## Exercise requirements
Repeat, exactly and completely, the material that follows. Omit the pictures.

+++ Given information

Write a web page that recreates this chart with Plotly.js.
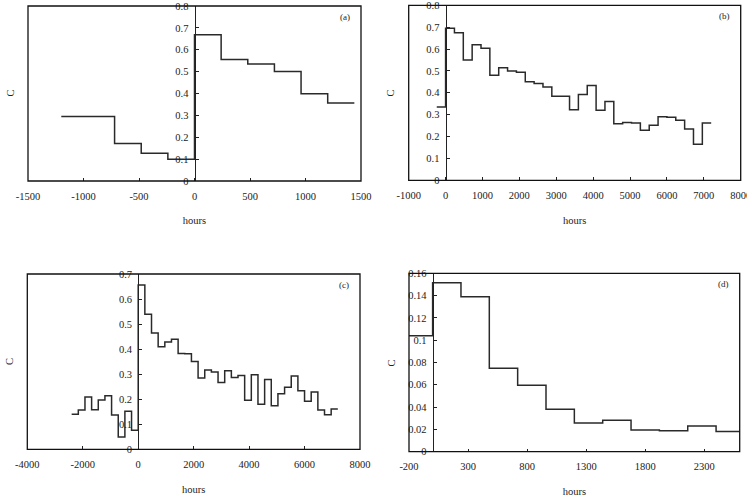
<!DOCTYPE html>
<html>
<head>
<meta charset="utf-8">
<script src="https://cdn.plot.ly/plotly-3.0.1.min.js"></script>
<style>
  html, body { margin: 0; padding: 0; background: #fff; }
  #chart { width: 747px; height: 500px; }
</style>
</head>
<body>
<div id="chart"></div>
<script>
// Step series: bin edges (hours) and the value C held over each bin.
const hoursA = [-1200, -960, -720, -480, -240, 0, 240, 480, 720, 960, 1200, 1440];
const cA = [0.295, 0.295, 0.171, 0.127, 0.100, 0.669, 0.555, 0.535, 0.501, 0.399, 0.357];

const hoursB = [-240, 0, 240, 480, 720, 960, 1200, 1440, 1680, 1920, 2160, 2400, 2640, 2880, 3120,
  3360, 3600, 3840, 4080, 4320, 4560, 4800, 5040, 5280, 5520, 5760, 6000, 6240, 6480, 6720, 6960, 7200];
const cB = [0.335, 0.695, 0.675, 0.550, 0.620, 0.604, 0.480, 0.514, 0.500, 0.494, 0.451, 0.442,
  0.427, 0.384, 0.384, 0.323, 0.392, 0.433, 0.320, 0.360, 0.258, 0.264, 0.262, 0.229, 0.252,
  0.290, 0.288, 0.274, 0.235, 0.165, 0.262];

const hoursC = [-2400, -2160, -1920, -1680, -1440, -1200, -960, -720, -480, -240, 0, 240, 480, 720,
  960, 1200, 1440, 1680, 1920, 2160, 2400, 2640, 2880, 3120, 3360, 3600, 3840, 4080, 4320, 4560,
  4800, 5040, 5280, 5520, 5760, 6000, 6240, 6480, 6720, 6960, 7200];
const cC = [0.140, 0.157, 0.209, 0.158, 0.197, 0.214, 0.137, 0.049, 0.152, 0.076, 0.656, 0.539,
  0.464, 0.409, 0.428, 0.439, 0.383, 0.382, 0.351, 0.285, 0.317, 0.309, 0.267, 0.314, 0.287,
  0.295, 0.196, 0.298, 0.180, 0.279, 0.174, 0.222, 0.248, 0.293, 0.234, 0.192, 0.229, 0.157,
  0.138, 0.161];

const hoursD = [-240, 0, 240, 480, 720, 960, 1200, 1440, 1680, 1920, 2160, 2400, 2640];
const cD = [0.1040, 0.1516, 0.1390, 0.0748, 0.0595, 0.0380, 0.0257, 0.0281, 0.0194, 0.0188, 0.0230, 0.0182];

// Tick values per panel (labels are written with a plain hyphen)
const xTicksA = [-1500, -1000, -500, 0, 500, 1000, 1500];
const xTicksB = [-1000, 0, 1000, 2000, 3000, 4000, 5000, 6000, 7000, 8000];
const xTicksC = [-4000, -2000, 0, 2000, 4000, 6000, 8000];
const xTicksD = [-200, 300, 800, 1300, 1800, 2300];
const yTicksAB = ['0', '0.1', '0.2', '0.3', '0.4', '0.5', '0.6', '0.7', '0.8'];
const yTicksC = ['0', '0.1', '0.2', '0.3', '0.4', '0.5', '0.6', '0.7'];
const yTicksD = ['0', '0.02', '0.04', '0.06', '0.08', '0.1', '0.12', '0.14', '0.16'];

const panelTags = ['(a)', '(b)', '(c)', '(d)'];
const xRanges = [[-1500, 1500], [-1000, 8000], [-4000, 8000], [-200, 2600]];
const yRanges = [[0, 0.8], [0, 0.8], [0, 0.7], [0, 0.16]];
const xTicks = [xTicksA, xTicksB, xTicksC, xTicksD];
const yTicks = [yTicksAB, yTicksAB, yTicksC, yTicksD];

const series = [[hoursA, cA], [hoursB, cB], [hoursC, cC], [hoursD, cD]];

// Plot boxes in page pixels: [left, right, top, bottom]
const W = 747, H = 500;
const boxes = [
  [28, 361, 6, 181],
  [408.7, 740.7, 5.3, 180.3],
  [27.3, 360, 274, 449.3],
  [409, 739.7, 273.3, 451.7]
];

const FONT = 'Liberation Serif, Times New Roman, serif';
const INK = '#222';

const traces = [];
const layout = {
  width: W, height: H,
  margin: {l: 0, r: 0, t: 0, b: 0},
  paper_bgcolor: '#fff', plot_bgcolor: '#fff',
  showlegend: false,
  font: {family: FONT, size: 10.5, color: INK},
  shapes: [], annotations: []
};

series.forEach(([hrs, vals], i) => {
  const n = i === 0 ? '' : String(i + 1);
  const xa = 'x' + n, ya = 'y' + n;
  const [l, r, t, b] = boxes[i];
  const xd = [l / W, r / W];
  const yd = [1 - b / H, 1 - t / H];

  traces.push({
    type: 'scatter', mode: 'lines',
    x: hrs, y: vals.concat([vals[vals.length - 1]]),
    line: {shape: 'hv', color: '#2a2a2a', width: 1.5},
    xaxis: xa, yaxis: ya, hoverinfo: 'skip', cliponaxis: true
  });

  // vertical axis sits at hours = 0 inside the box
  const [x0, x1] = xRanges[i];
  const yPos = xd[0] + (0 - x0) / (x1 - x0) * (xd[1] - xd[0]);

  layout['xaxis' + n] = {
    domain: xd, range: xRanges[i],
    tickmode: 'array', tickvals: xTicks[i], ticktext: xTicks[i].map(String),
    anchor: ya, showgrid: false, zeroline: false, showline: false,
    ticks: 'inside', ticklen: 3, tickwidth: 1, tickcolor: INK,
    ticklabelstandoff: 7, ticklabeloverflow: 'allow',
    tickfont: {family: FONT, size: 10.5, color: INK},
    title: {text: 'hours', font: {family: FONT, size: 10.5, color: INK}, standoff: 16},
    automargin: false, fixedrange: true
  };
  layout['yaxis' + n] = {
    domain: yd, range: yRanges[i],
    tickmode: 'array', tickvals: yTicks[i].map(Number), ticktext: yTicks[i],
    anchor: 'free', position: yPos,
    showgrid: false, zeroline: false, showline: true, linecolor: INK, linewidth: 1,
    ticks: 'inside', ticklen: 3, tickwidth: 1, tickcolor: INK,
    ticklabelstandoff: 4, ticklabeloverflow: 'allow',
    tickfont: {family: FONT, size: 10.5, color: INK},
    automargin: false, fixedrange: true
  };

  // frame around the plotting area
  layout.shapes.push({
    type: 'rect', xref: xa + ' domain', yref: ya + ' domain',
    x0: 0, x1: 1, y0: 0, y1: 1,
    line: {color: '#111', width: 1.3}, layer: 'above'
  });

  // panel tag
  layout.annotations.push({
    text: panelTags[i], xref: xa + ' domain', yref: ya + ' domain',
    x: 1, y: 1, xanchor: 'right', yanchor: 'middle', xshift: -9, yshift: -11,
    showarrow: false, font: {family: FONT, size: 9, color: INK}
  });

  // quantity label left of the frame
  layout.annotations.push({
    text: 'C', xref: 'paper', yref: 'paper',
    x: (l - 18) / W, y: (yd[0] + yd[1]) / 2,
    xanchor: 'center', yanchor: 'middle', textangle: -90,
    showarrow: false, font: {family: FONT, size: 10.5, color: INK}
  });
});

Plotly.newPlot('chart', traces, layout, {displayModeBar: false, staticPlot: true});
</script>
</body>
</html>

++++++

## The completed task
Write a web page that recreates this chart with Plotly.js.
<!DOCTYPE html>
<html>
<head>
<meta charset="utf-8">
<script src="https://cdn.plot.ly/plotly-3.0.1.min.js"></script>
<style>
  html, body { margin: 0; padding: 0; background: #fff; }
  #chart { width: 747px; height: 500px; }
</style>
</head>
<body>
<div id="chart"></div>
<script>
// Step series: bin edges (hours) and the value C held over each bin.
const hoursA = [-1200, -960, -720, -480, -240, 0, 240, 480, 720, 960, 1200, 1440];
const cA = [0.295, 0.295, 0.171, 0.127, 0.100, 0.669, 0.555, 0.535, 0.501, 0.399, 0.357];

const hoursB = [-240, 0, 240, 480, 720, 960, 1200, 1440, 1680, 1920, 2160, 2400, 2640, 2880, 3120,
  3360, 3600, 3840, 4080, 4320, 4560, 4800, 5040, 5280, 5520, 5760, 6000, 6240, 6480, 6720, 6960, 7200];
const cB = [0.335, 0.695, 0.675, 0.550, 0.620, 0.604, 0.480, 0.514, 0.500, 0.494, 0.451, 0.442,
  0.427, 0.384, 0.384, 0.323, 0.392, 0.433, 0.320, 0.360, 0.258, 0.264, 0.262, 0.229, 0.252,
  0.290, 0.288, 0.274, 0.235, 0.165, 0.262];

const hoursC = [-2400, -2160, -1920, -1680, -1440, -1200, -960, -720, -480, -240, 0, 240, 480, 720,
  960, 1200, 1440, 1680, 1920, 2160, 2400, 2640, 2880, 3120, 3360, 3600, 3840, 4080, 4320, 4560,
  4800, 5040, 5280, 5520, 5760, 6000, 6240, 6480, 6720, 6960, 7200];
const cC = [0.140, 0.157, 0.209, 0.158, 0.197, 0.214, 0.137, 0.049, 0.152, 0.076, 0.656, 0.539,
  0.464, 0.409, 0.428, 0.439, 0.383, 0.382, 0.351, 0.285, 0.317, 0.309, 0.267, 0.314, 0.287,
  0.295, 0.196, 0.298, 0.180, 0.279, 0.174, 0.222, 0.248, 0.293, 0.234, 0.192, 0.229, 0.157,
  0.138, 0.161];

const hoursD = [-240, 0, 240, 480, 720, 960, 1200, 1440, 1680, 1920, 2160, 2400, 2640];
const cD = [0.1040, 0.1516, 0.1390, 0.0748, 0.0595, 0.0380, 0.0257, 0.0281, 0.0194, 0.0188, 0.0230, 0.0182];

// Tick values per panel (labels are written with a plain hyphen)
const xTicksA = [-1500, -1000, -500, 0, 500, 1000, 1500];
const xTicksB = [-1000, 0, 1000, 2000, 3000, 4000, 5000, 6000, 7000, 8000];
const xTicksC = [-4000, -2000, 0, 2000, 4000, 6000, 8000];
const xTicksD = [-200, 300, 800, 1300, 1800, 2300];
const yTicksAB = ['0', '0.1', '0.2', '0.3', '0.4', '0.5', '0.6', '0.7', '0.8'];
const yTicksC = ['0', '0.1', '0.2', '0.3', '0.4', '0.5', '0.6', '0.7'];
const yTicksD = ['0', '0.02', '0.04', '0.06', '0.08', '0.1', '0.12', '0.14', '0.16'];

const panelTags = ['(a)', '(b)', '(c)', '(d)'];
const xRanges = [[-1500, 1500], [-1000, 8000], [-4000, 8000], [-200, 2600]];
const yRanges = [[0, 0.8], [0, 0.8], [0, 0.7], [0, 0.16]];
const xTicks = [xTicksA, xTicksB, xTicksC, xTicksD];
const yTicks = [yTicksAB, yTicksAB, yTicksC, yTicksD];

const series = [[hoursA, cA], [hoursB, cB], [hoursC, cC], [hoursD, cD]];

// Plot boxes in page pixels: [left, right, top, bottom]
const W = 747, H = 500;
const boxes = [
  [28, 361, 6, 181],
  [408.7, 740.7, 5.3, 180.3],
  [27.3, 360, 274, 449.3],
  [409, 739.7, 273.3, 451.7]
];

const FONT = 'Liberation Serif, Times New Roman, serif';
const INK = '#222';

const traces = [];
const layout = {
  width: W, height: H,
  margin: {l: 0, r: 0, t: 0, b: 0},
  paper_bgcolor: '#fff', plot_bgcolor: '#fff',
  showlegend: false,
  font: {family: FONT, size: 10.5, color: INK},
  shapes: [], annotations: []
};

series.forEach(([hrs, vals], i) => {
  const n = i === 0 ? '' : String(i + 1);
  const xa = 'x' + n, ya = 'y' + n;
  const [l, r, t, b] = boxes[i];
  const xd = [l / W, r / W];
  const yd = [1 - b / H, 1 - t / H];

  traces.push({
    type: 'scatter', mode: 'lines',
    x: hrs, y: vals.concat([vals[vals.length - 1]]),
    line: {shape: 'hv', color: '#2a2a2a', width: 1.5},
    xaxis: xa, yaxis: ya, hoverinfo: 'skip', cliponaxis: true
  });

  // vertical axis sits at hours = 0 inside the box
  const [x0, x1] = xRanges[i];
  const yPos = xd[0] + (0 - x0) / (x1 - x0) * (xd[1] - xd[0]);

  layout['xaxis' + n] = {
    domain: xd, range: xRanges[i],
    tickmode: 'array', tickvals: xTicks[i], ticktext: xTicks[i].map(String),
    anchor: ya, showgrid: false, zeroline: false, showline: false,
    ticks: 'inside', ticklen: 3, tickwidth: 1, tickcolor: INK,
    ticklabelstandoff: 7, ticklabeloverflow: 'allow',
    tickfont: {family: FONT, size: 10.5, color: INK},
    title: {text: 'hours', font: {family: FONT, size: 10.5, color: INK}, standoff: 16},
    automargin: false, fixedrange: true
  };
  layout['yaxis' + n] = {
    domain: yd, range: yRanges[i],
    tickmode: 'array', tickvals: yTicks[i].map(Number), ticktext: yTicks[i],
    anchor: 'free', position: yPos,
    showgrid: false, zeroline: false, showline: true, linecolor: INK, linewidth: 1,
    ticks: 'inside', ticklen: 3, tickwidth: 1, tickcolor: INK,
    ticklabelstandoff: 4, ticklabeloverflow: 'allow',
    tickfont: {family: FONT, size: 10.5, color: INK},
    automargin: false, fixedrange: true
  };

  // frame around the plotting area
  layout.shapes.push({
    type: 'rect', xref: xa + ' domain', yref: ya + ' domain',
    x0: 0, x1: 1, y0: 0, y1: 1,
    line: {color: '#111', width: 1.3}, layer: 'above'
  });

  // panel tag
  layout.annotations.push({
    text: panelTags[i], xref: xa + ' domain', yref: ya + ' domain',
    x: 1, y: 1, xanchor: 'right', yanchor: 'middle', xshift: -9, yshift: -11,
    showarrow: false, font: {family: FONT, size: 9, color: INK}
  });

  // quantity label left of the frame
  layout.annotations.push({
    text: 'C', xref: 'paper', yref: 'paper',
    x: (l - 18) / W, y: (yd[0] + yd[1]) / 2,
    xanchor: 'center', yanchor: 'middle', textangle: -90,
    showarrow: false, font: {family: FONT, size: 10.5, color: INK}
  });
});

Plotly.newPlot('chart', traces, layout, {displayModeBar: false, staticPlot: true});
</script>
</body>
</html>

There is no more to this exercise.